Chilly Willy wrote:Looks pretty good, but I don't think you need NVSRAM. Considering that you'll be loading the game and save ram from the SD-card, you'll almost certainly be saving the save ram to the SD-card when you're done playing. In that case, just make the "save ram" a block from the normal ram pointed to by a register in the FPGA. Then you can "load" and "save" this block using the GUI before starting the game and after finishing the game. When a game writes the "save ram" block, just set a flag in the FPGA, and on reset (how you exit the game), the GUI code checks the flag and enters the save "save ram" menu allowing the user to save the data or toss it if they don't care.

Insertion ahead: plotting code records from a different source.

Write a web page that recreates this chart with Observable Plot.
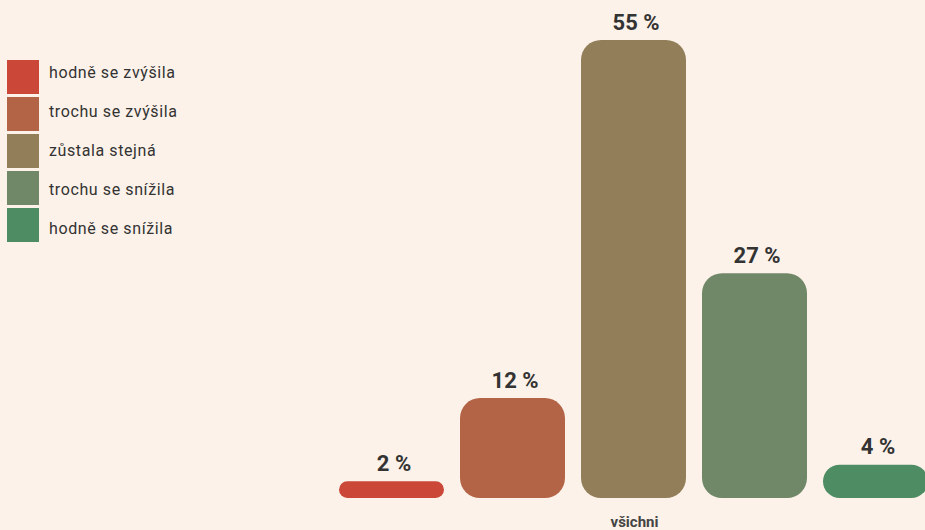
<!DOCTYPE html>
<html>
<head>
<meta charset="utf-8">
<script src="https://cdn.jsdelivr.net/npm/d3@7"></script>
<script src="https://cdn.jsdelivr.net/npm/@observablehq/plot@0.6"></script>
<style>
  html, body { margin: 0; padding: 0; background: #fcf2e9; }
  #wrap { position: relative; width: 925px; height: 530px; overflow: hidden; font-family: Roboto, "Noto Sans", sans-serif; }
  #legend { position: absolute; left: 0; top: 0; }
  .sw { position: absolute; left: 7px; width: 32px; height: 34px; }
  .lab { position: absolute; left: 49px; font-size: 16px; line-height: 20px; color: #333; letter-spacing: 0.6px; white-space: nowrap; }
</style>
</head>
<body>
<div id="wrap"><div id="legend"></div></div>
<script>
const group = "všichni";
const answers = ["hodně se zvýšila", "trochu se zvýšila", "zůstala stejná", "trochu se snížila", "hodně se snížila"];
const values = [2, 12, 55, 27, 4];
const colors = ["#cb4838", "#b46446", "#937e5a", "#708868", "#4e8c63"];

const data = answers.map((a, i) => ({group, answer: a, value: values[i]}));

const chart = Plot.plot({
  width: 925,
  height: 530,
  marginLeft: 331,
  marginRight: -12,
  marginTop: 40,
  marginBottom: 32,
  style: {background: "transparent", fontFamily: "Roboto, 'Noto Sans', sans-serif", overflow: "visible"},
  fx: {domain: [group], padding: 0, label: null},
  x: {domain: answers, paddingInner: 0.132, paddingOuter: 0.066, axis: null},
  y: {domain: [0, 55], axis: null},
  color: {domain: answers, range: colors},
  marks: [
    Plot.barY(data, {fx: "group", x: "answer", y: "value", fill: "answer", r: 20, rx: 20}),
    Plot.text(data, {fx: "group", x: "answer", y: "value", text: d => `${d.value} %`,
      lineAnchor: "bottom", dy: -11, dx: 2, fontSize: 22, fontWeight: "bold", fill: "#333"}),
    Plot.axisFx({anchor: "bottom", tickSize: 0, tickPadding: 18, label: null, fontSize: 15, fontWeight: "bold", fill: "#444"})
  ]
});
document.getElementById("wrap").prepend(chart);

const legend = d3.select("#legend");
answers.forEach((a, i) => {
  legend.append("div").attr("class", "sw").style("top", (60 + 37 * i) + "px").style("background", colors[i]);
  legend.append("div").attr("class", "lab").style("top", (63 + 39 * i) + "px").text(a);
});
</script>
</body>
</html>
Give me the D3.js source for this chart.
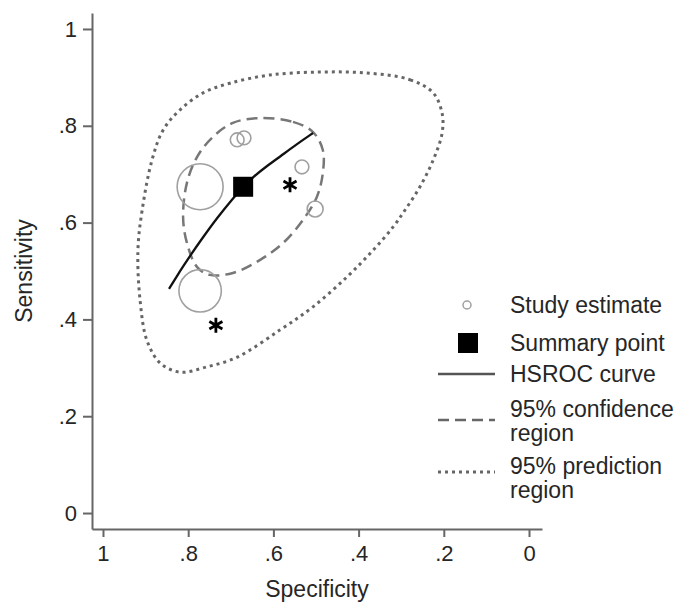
<!DOCTYPE html>
<html>
<head>
    <meta charset="UTF-8">
    <title>HSROC</title>
</head>
<style>
    body { margin: 0; background: #fff; }
    text { font-family: "Liberation Sans", Arial, sans-serif; fill: #262626; }
    .axis path, .axis line { stroke: #666; stroke-width: 2px; }
    .axis text { font-size: 22px; fill: #262626; }
</style>
<body>
<svg width="681" height="605"></svg>
<script src="https://d3js.org/d3.v7.min.js"></script>
<script>

    // study estimates (specificity, sensitivity, weight)
    var studySpec = [0.772, 0.772, 0.685, 0.669, 0.533, 0.502];
    var studySens = [0.674, 0.459, 0.771, 0.775, 0.715, 0.628];
    var studyWeight = [100, 85, 9, 9, 9, 12];

    var summarySpec = 0.671, summarySens = 0.674;

    var hsrocSpec = [0.845, 0.819, 0.796, 0.765, 0.732, 0.695, 0.671, 0.648, 0.615, 0.585, 0.545, 0.507];
    var hsrocSens = [0.463, 0.500, 0.531, 0.570, 0.610, 0.650, 0.674, 0.694, 0.717, 0.736, 0.762, 0.785];

    var confSpec = [0.631, 0.554, 0.507, 0.484, 0.484, 0.498, 0.531, 0.577, 0.631, 0.695, 0.749, 0.779, 0.803, 0.812, 0.803, 0.779, 0.742, 0.695];
    var confSens = [0.816, 0.808, 0.787, 0.750, 0.702, 0.653, 0.605, 0.558, 0.523, 0.496, 0.492, 0.508, 0.558, 0.612, 0.682, 0.736, 0.777, 0.806];

    var predSpec = [0.380, 0.279, 0.225, 0.204, 0.204, 0.225, 0.256, 0.291, 0.319, 0.366, 0.427, 0.507, 0.585, 0.685, 0.756, 0.819, 0.866, 0.897, 0.913, 0.918, 0.908, 0.885, 0.859, 0.819, 0.765, 0.702, 0.608, 0.491];
    var predSens = [0.909, 0.895, 0.868, 0.826, 0.785, 0.729, 0.674, 0.626, 0.591, 0.543, 0.488, 0.426, 0.378, 0.322, 0.302, 0.291, 0.310, 0.357, 0.440, 0.543, 0.626, 0.729, 0.791, 0.833, 0.868, 0.888, 0.905, 0.911];

    // asterisk markers
    var starSpec = [0.561, 0.735];
    var starSens = [0.678, 0.388];

    var ticks = [1, 0.8, 0.6, 0.4, 0.2, 0];

    var legendLabels = [["Study estimate"], ["Summary point"], ["HSROC curve"],
        ["95% confidence", "region"], ["95% prediction", "region"]];

    var svg = d3.select("svg");

    var x = d3.scaleLinear().domain([1.0258, -0.0305]).range([92, 542]);
    var y = d3.scaleLinear().domain([-0.033, 1.033]).range([529, 13]);

    function fmt(d) {
        if (d === 0) return "0";
        if (d === 1) return "1";
        return String(d).replace("0.", ".");
    }

    function pts(a, b) {
        return a.map(function(v, i) { return [v, b[i]]; });
    }

    var line = d3.line()
        .x(function(d) { return x(d[0]); })
        .y(function(d) { return y(d[1]); });

    // axes
    svg.append("g")
        .attr("class", "axis")
        .attr("transform", "translate(0,529)")
        .call(d3.axisBottom(x).tickValues(ticks).tickFormat(fmt).tickSize(8).tickSizeOuter(0).tickPadding(8));

    svg.append("g")
        .attr("class", "axis")
        .attr("transform", "translate(92,0)")
        .call(d3.axisLeft(y).tickValues(ticks).tickFormat(fmt).tickSize(9).tickSizeOuter(0).tickPadding(6));

    svg.append("text")
        .attr("x", 317).attr("y", 597)
        .attr("text-anchor", "middle")
        .style("font-size", "23px")
        .text("Specificity");

    svg.append("text")
        .attr("transform", "translate(32,271) rotate(-90)")
        .attr("text-anchor", "middle")
        .style("font-size", "23px")
        .text("Sensitivity");

    // regions
    svg.append("path")
        .datum(pts(predSpec, predSens))
        .attr("d", line.curve(d3.curveCatmullRomClosed))
        .attr("fill", "none")
        .attr("stroke", "#666")
        .attr("stroke-width", 3)
        .attr("stroke-dasharray", "3,4");

    svg.append("path")
        .datum(pts(confSpec, confSens))
        .attr("d", line.curve(d3.curveCatmullRomClosed))
        .attr("fill", "none")
        .attr("stroke", "#777")
        .attr("stroke-width", 2.5)
        .attr("stroke-dasharray", "11,6");

    // study estimates
    var r = d3.scaleSqrt().domain([0, 100]).range([0, 23]);
    svg.append("g")
        .selectAll("circle")
        .data(pts(studySpec, studySens).map(function(p, i) { return [p[0], p[1], studyWeight[i]]; }))
        .enter().append("circle")
        .attr("cx", function(d) { return x(d[0]); })
        .attr("cy", function(d) { return y(d[1]); })
        .attr("r", function(d) { return r(d[2]); })
        .attr("fill", "none")
        .attr("stroke", "#a0a0a0")
        .attr("stroke-width", 1.6);

    // HSROC curve
    svg.append("path")
        .datum(pts(hsrocSpec, hsrocSens))
        .attr("d", line.curve(d3.curveBasis))
        .attr("fill", "none")
        .attr("stroke", "#111")
        .attr("stroke-width", 2.3);

    // summary point
    svg.append("rect")
        .attr("x", x(summarySpec) - 10)
        .attr("y", y(summarySens) - 10)
        .attr("width", 20).attr("height", 20)
        .attr("fill", "#000");

    // asterisks
    svg.append("g")
        .selectAll("path")
        .data(pts(starSpec, starSens))
        .enter().append("path")
        .attr("transform", function(d) { return "translate(" + x(d[0]) + "," + y(d[1]) + ")"; })
        .attr("d", d3.symbol(d3.symbolAsterisk, 160))
        .attr("fill", "none")
        .attr("stroke", "#000")
        .attr("stroke-width", 2.8);

    // legend
    var legY = [305, 343, 374, 420, 472];
    var lg = svg.append("g");

    lg.append("circle").attr("cx", 467).attr("cy", legY[0]).attr("r", 4)
        .attr("fill", "none").attr("stroke", "#a0a0a0").attr("stroke-width", 1.5);
    lg.append("rect").attr("x", 458).attr("y", legY[1] - 10).attr("width", 20).attr("height", 20).attr("fill", "#000");
    lg.append("line").attr("x1", 438).attr("x2", 495).attr("y1", legY[2]).attr("y2", legY[2])
        .attr("stroke", "#555").attr("stroke-width", 2.5);
    lg.append("line").attr("x1", 438).attr("x2", 495).attr("y1", legY[3]).attr("y2", legY[3])
        .attr("stroke", "#666").attr("stroke-width", 2.5).attr("stroke-dasharray", "11,6");
    lg.append("line").attr("x1", 438).attr("x2", 495).attr("y1", legY[4]).attr("y2", legY[4])
        .attr("stroke", "#666").attr("stroke-width", 3).attr("stroke-dasharray", "3,4");

    var textY = [305, 343, 374, 409, 466];
    legendLabels.forEach(function(lines, i) {
        var t = lg.append("text")
            .attr("x", 510)
            .attr("y", textY[i])
            .style("font-size", "23px");
        lines.forEach(function(s, j) {
            t.append("tspan").attr("x", 510).attr("dy", j === 0 ? "0.35em" : "24px").text(s);
        });
    });

</script>
</body>
</html>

I just put that way to avoid writing files to the SD card, but you can't save when you're done because the power is lost, the FPGA has to be monitoring any changes in the TIME signal and then update the save file when TIME goes inactive... Oh and that removes the Hot-Removal ability.
Chilly Willy wrote:
That would save needing extra RAM and a battery. I need to look at how the Cyclone loads the initial state... perhaps there's a way to combine the FPGA load EEPROM with the "boot" ROM in your diagram. Every part saved makes it that much cheaper. It would be nice to have some way to program that part so as to update both the GUI and the FPGA program.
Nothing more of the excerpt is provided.